● Exercise instructions
Your task is to retype the lines from the opening of the material through the line that includes "const H = 558;". Do not copy the pictures.

● Data shown
——————

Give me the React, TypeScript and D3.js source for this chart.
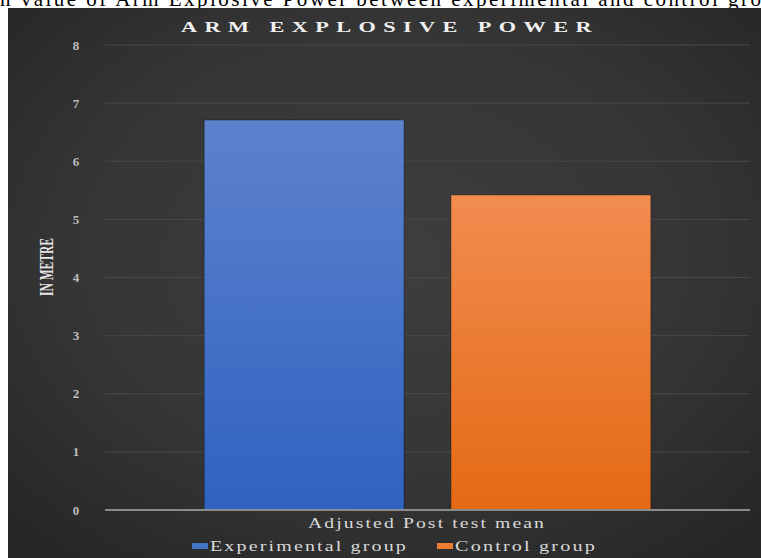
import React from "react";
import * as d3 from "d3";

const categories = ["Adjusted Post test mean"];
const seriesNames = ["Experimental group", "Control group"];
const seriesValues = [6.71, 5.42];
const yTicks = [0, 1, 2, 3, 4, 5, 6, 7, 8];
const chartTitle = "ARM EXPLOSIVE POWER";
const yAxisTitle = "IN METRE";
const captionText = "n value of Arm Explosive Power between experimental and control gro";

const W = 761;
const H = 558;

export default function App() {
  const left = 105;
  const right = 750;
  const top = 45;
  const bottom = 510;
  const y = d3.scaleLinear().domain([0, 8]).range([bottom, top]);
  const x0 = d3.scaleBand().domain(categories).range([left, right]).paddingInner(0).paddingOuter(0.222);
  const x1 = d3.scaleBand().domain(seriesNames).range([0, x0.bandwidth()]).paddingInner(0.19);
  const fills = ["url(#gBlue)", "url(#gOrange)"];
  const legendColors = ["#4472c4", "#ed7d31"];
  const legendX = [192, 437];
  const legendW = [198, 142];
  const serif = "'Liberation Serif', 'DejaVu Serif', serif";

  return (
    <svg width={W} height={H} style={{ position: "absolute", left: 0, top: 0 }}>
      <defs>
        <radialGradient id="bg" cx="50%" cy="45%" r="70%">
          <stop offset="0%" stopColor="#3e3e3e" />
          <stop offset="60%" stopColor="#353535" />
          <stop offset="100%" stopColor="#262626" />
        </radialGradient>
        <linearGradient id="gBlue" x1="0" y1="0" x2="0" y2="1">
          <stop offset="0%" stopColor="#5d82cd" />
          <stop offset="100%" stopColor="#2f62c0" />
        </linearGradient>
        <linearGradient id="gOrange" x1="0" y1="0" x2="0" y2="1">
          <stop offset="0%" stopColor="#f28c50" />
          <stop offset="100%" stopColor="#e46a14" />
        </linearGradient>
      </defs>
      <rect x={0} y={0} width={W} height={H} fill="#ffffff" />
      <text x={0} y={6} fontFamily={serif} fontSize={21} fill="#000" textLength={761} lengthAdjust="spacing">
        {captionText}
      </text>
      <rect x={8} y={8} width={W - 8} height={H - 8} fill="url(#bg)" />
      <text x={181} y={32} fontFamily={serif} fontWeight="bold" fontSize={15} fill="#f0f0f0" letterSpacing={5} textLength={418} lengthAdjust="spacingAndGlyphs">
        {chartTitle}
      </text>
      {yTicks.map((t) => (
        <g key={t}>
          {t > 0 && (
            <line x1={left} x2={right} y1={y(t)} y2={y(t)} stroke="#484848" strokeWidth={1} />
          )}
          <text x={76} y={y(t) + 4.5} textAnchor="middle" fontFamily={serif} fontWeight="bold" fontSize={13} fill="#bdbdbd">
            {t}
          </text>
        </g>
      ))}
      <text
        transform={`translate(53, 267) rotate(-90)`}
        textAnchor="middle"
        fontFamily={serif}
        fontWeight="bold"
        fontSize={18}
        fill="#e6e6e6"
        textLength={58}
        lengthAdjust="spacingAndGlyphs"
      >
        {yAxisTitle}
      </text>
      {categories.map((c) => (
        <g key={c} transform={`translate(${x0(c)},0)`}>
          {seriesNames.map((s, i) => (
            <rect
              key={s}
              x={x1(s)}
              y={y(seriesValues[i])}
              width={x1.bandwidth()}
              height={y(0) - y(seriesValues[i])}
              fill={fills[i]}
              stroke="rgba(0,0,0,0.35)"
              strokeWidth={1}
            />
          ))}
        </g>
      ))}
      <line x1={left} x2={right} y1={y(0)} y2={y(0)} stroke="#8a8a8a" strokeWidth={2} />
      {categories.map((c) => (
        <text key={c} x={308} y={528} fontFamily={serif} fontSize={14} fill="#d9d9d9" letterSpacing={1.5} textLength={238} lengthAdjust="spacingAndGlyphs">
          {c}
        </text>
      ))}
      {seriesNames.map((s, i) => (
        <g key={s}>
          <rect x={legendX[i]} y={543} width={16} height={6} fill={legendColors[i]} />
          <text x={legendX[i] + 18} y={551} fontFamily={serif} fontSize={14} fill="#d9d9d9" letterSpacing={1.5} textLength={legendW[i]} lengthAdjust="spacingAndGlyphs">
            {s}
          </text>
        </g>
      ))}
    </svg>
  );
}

——————

● Response to the exercise
Give me the React, TypeScript and D3.js source for this chart.
import React from "react";
import * as d3 from "d3";

const categories = ["Adjusted Post test mean"];
const seriesNames = ["Experimental group", "Control group"];
const seriesValues = [6.71, 5.42];
const yTicks = [0, 1, 2, 3, 4, 5, 6, 7, 8];
const chartTitle = "ARM EXPLOSIVE POWER";
const yAxisTitle = "IN METRE";
const captionText = "n value of Arm Explosive Power between experimental and control gro";

const W = 761;
const H = 558;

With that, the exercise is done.